I have given the kids some extra time to finish reading "Shakespeare's Secret" but I also don't want those kids who have finished the book already to forget what they have read.so we're going to take some time this morning to review the discussion questions in the back of the novel. We'll talk about the characters, settings,and plot of the mystery. To make it a little more fun than just Q&A I plan on asking the kids to think of their very favorite part of the book or what makes them love the book. Will discuss our favorites in our likes.

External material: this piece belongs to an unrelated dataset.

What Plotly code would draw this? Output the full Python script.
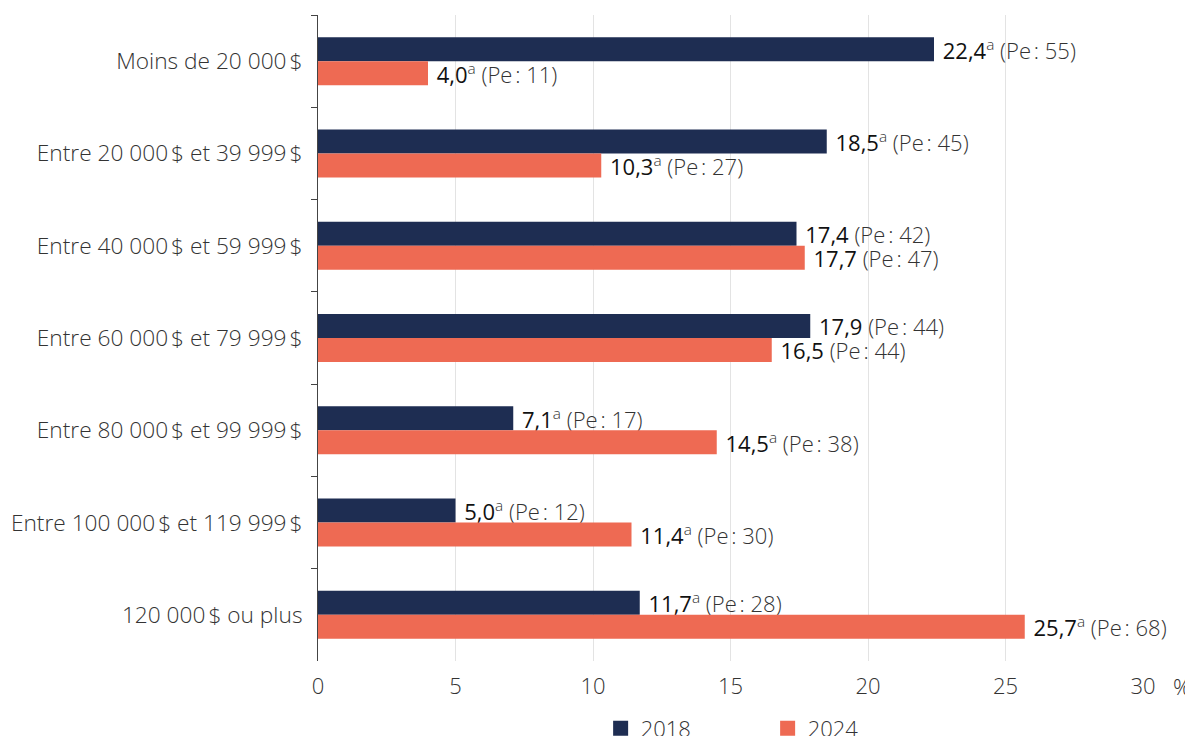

For this project, the students will get to solve a mystery written by a peer. I will have the kids choose a partner. (I try to let them take their own partners whenever possible because they are usually more excited to work with that person. However, I do stipulate that if they are not working well with that partner I will choose their partner the next time there is a partner choice.)
I will hand out the magnifying glasses for the students to use to solve their friends mystery. (They love to use the magnifying glasses.) After the partners have been chosen,students will exchange the mystery stories written yesterday.t They will then get to read and try to solve the mystery written by their friend.
Today we will have a good portion of the kids present the mysteries they have written, to the class. I find that if you create an environment where kids feel safe to be successful as well as make mistakes they are eager to share. Even my most reluctant students by midyear are begging to share their work. (It also helps to have a microphone. Kids love to hear themselves in the microphone.)
My students are excited to share their mysteries with the rest of the class. So we will take turns sharing our mysteries with each other. Whenever we have presentations in our classroom I let the students know up front that part of their presentation grade is audience manners. If a student does not have good audience manners it will be reflected in his or her grade. This usually prevents students from misbehaving during the presentations.
We sill spread out the presentations for the next few days until everyone has had a chance to present.
To grade the students writing, I use the rubric located in the resources. I do not like to markup the children's writing fixing every little spelling mistake or punctuation mistake etc. I feel it discourages students from wanting to write. Instead, I hold individual conferences with the students after I have graded their papers and go over the rubric with them pointing out things in their paper that they could work on. I also point out that even the most accomplished authors have areas they can work on to improve their writing. I feel this is a much more effective way to get the kids to reflect on their writing without discouraging them from writing in the future.